Elegy For A Queen
The media beast that must be fed
On human fodder hour-by-hour,
Just for one second, checks its power.
Elizabeth, the Queen, is dead.
That this is news no one can doubt.
The airwaves hum, the presses roll.
And cellphones buzz from pole to pole
To get the information out.
We see, we hear, the words strike deep,
And tears unbidden trickle down.
As if we could this knowledge drown
In the blissful ignorance of sleep.
But this is news we can’t unlearn,
News to punctuate an age.
News writ deep on a history-page
The grieving world is loath to turn.
So many living have not known
Another to compare her to.
She wore the only crown they knew,
Soft as a mother, hard as stone.
They came to say their last goodbyes,
From Deeside to the River Thames.
Most precious of the royal gems:
Tears for a Queen in her subjects’ eyes.
The Guardsman stands with lowered head,
And vigil keeps as mourners throng.
The ancient stones join the slow song:
Elizabeth, the Queen, is dead.
Chris Trotter
15 September 2022
This poem was originally posted on The Daily Blog of Friday, 16 September 2022.
2 comments:
Thank you Chris, very good.
Was it just the Queen that died, or, perhaps, what she kept alive is now freed to die with her. It's up to us
"At the end of the funeral today, the orb and the sceptre, symbolising the Queen’s spiritual and temporal authority, were removed from the top of her coffin, along with the crown, and given over to the care of the church. At that point, Elizabeth became symbolically what she had always been in reality, and we all are - small, ordinary people, naked before God.
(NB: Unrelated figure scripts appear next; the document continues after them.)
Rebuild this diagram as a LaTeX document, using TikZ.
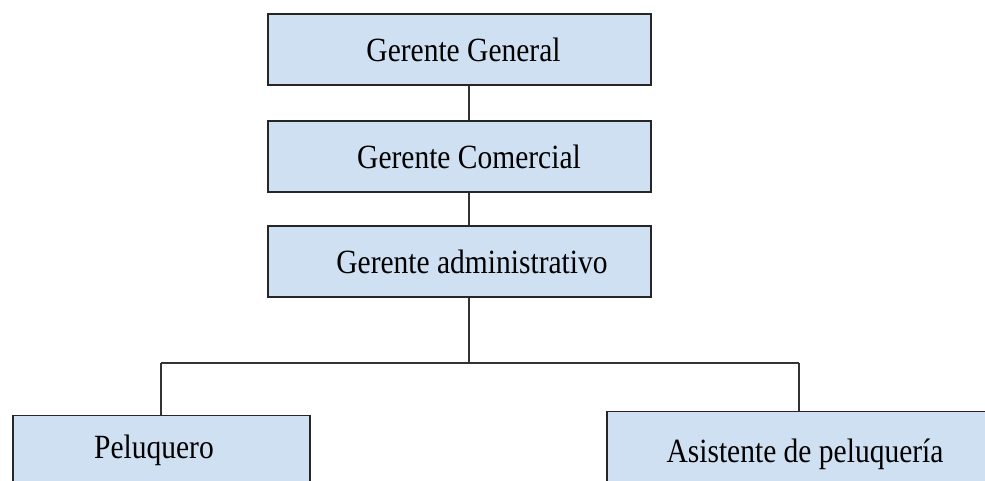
\documentclass[tikz,border=0pt]{standalone}
\usepackage{fontspec}
\setmainfont{Liberation Serif}
\definecolor{boxfill}{RGB}{207,224,242}
\begin{document}
\begin{tikzpicture}[x=1pt,y=-1pt,
  orgbox/.style={draw=black!85, line width=1.4pt, fill=boxfill,
    font=\fontsize{29.5}{32}\selectfont, inner sep=0pt},
  topbox/.style={orgbox, minimum width=383pt, minimum height=71pt},
  link/.style={draw=black!80, line width=1.3pt}]
\useasboundingbox (0,0) rectangle (985,481);
\clip (0,0) rectangle (985,481);
\node[topbox] (gg) at (459.5,49.5) {\hspace*{8pt}\scalebox{1}[1.15]{Gerente General}};
\node[topbox] (gc) at (459.5,156.5) {\hspace*{19pt}\scalebox{1}[1.15]{Gerente Comercial}};
\node[topbox] (ga) at (459.5,261.5) {\hspace*{25pt}\scalebox{1}[1.15]{Gerente administrativo}};
\node[orgbox, anchor=north, minimum width=297pt, text height=21pt, text depth=7pt, inner ysep=22pt]
  (pel) at (161.5,415) {\scalebox{1}[1.15]{Peluquero}\hspace*{15pt}};
\node[orgbox, anchor=north, minimum width=396pt, text height=21pt, text depth=7pt, inner ysep=30pt]
  (asi) at (805,411) {\scalebox{1}[1.15]{Asistente de peluquería}};
\coordinate (busc) at (469,363);
\coordinate (busl) at (161,363);
\coordinate (busr) at (799,363);
\draw[link] (busc |- gg.south) -- (busc |- gc.north);
\draw[link] (busc |- gc.south) -- (busc |- ga.north);
\draw[link] (busc |- ga.south) -- (busc);
\draw[link] (busl) -- (busr);
\draw[link] (busl) -- (busl |- pel.north);
\draw[link] (busr) -- (busr |- asi.north);
\end{tikzpicture}
\end{document}
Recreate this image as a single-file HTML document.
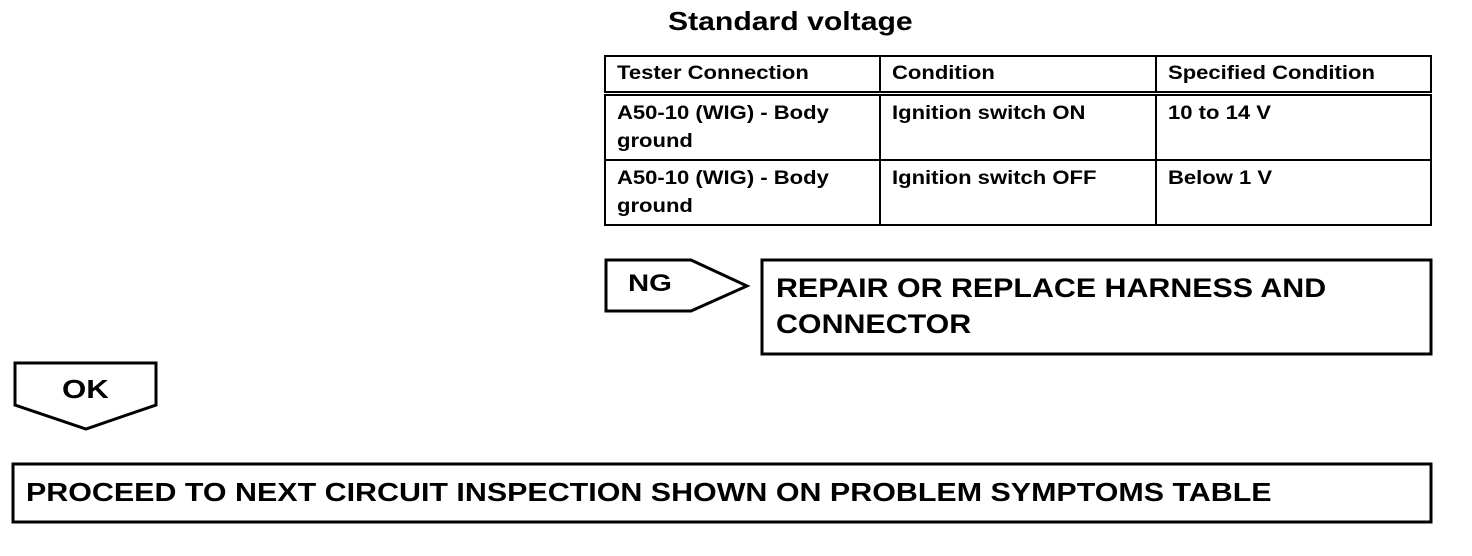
<!DOCTYPE html>
<html><head><meta charset="utf-8"><style>
body{margin:0;width:1472px;height:556px;background:#fff;position:relative;overflow:hidden;font-family:"Liberation Sans",Arial,sans-serif;font-weight:bold;color:#000}
.a{position:absolute;white-space:nowrap;transform-origin:left top}
table{position:absolute;left:604px;top:55px;border-collapse:collapse;width:828px}
td{border:2px solid #000;vertical-align:top;font-size:19px;line-height:28px;padding:3px 11px;width:253px;white-space:nowrap}
td span{display:inline-block;transform:scaleX(1.16);transform-origin:left top}
tr.h td{border-bottom:5px double #000;height:28px;padding-top:3px}
tr.r td{height:56px;padding-top:4px}
</style></head><body>
<div class="a" style="left:668px;top:6px;font-size:26px;transform:scaleX(1.16)">Standard voltage</div>
<table>
<tr class="h"><td><span>Tester Connection</span></td><td><span>Condition</span></td><td><span>Specified Condition</span></td></tr>
<tr class="r"><td><span>A50-10 (WIG) - Body<br>ground</span></td><td><span>Ignition switch ON</span></td><td><span>10 to 14 V</span></td></tr>
<tr class="r"><td><span>A50-10 (WIG) - Body<br>ground</span></td><td><span>Ignition switch OFF</span></td><td><span>Below 1 V</span></td></tr>
</table>
<svg class="a" style="left:0;top:0" width="1472" height="556">
<polygon points="606,260 691,260 747,286 691,311 606,311" fill="none" stroke="#000" stroke-width="3"/>
<rect x="762" y="260" width="669" height="94" fill="none" stroke="#000" stroke-width="3"/>
<polygon points="15,363 156,363 156,405 86,429 15,405" fill="none" stroke="#000" stroke-width="3"/>
<rect x="13" y="464" width="1418" height="58" fill="none" stroke="#000" stroke-width="3"/>
</svg>
<div class="a" style="left:628px;top:270px;font-size:24px;transform:scaleX(1.22)">NG</div>
<div class="a" style="left:776px;top:270px;font-size:27px;line-height:36px;transform:scaleX(1.125)">REPAIR OR REPLACE HARNESS AND<br>CONNECTOR</div>
<div class="a" style="left:62px;top:374px;font-size:26px;transform:scaleX(1.2)">OK</div>
<div class="a" style="left:26px;top:477px;font-size:26px;transform:scaleX(1.17)">PROCEED TO NEXT CIRCUIT INSPECTION SHOWN ON PROBLEM SYMPTOMS TABLE</div>
</body></html>
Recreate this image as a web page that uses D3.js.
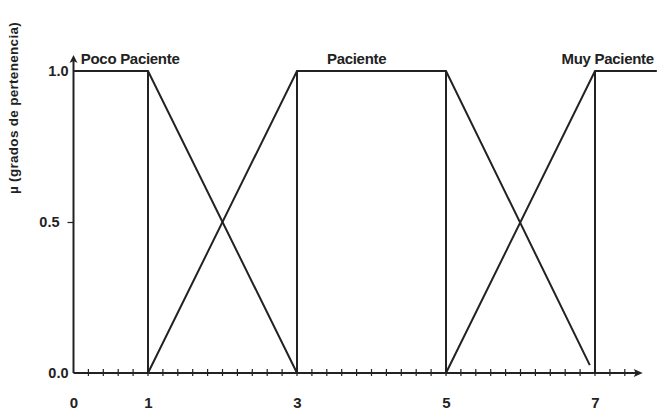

This notion - that any power exercised by a human ruler ultimately derives from the spiritual plane - is neither British nor European. It is universal. Pharaonic Egypt recognised it, and so did Native America. The Anglo-Saxons believed it and so did the Japanese Emperors. Cultures large and small, imperial and tribal, on all continents over many millennia, have shared some version of this understanding of what the world is. Power, it tells us - politics, it insists - is no mere human confection, because the world is no mere human confection. There is something - someone - else beyond it, and if we are silent, in these cathedrals or in these forests, we can hear it still. Those who take power in this world will answer to it at the end. It is best that they know this now.
What is meaningful about this royal death is that the late Queen really believed this. So, I think, does her son, the new King. But the society around him very much does not. The understanding now is that authority flows upward from below, from ‘the people’ and into the government, which supposedly governs on our behalf. In this model there is no sacred centre, and there is no higher authority to whom we answer. There is no heavenly grant of temporary office which will one day be returned, and a tally made. There is only raw power, rooted in materiality, which in itself has no meaning beyond what we ascribe to it. There is only efficiency. There is only management. There are only humans.
I am thinking that there is a throne at the heart of every culture, whether we know it or not, and that if we cast out its previous inhabitant - and the entire worldview that went along with it - we had better understand what we plan to replace it with. Someone, or something, is going to sit on that throne whether we know it or not. I can’t think of any societies in history which have believed - as ours does - that all that matters is matter. That nothing resides above the spires of the Abbey. That there is no throne. If there were any cultures like that - well, they didn’t last to tell us about it.
As I say, I am not making an argument. I am just watching. I am just looking down from that height, onto the nave and the transept and the coffin draped in the standard, and I am thinking: I have just heard the the last post sounded for Christian England. We are in a new land now. We should pray that we find our way"
https://paulkingsnorth.substack.com/p/intermission-last-post-for-christian
Your poem ... my simple thoughts.
"The past few days spent mourning the death of Elizabeth II, have reminded us all of a life well lived.
At the same time, astrophysicist Professor Cox reminds us that in spite of countless fruitless hours spent searching the vast universe for signs of extraterrestrial living things, not one other life form has yet been discovered.
Makes one marvel at how special we can become, and what miracles we all are".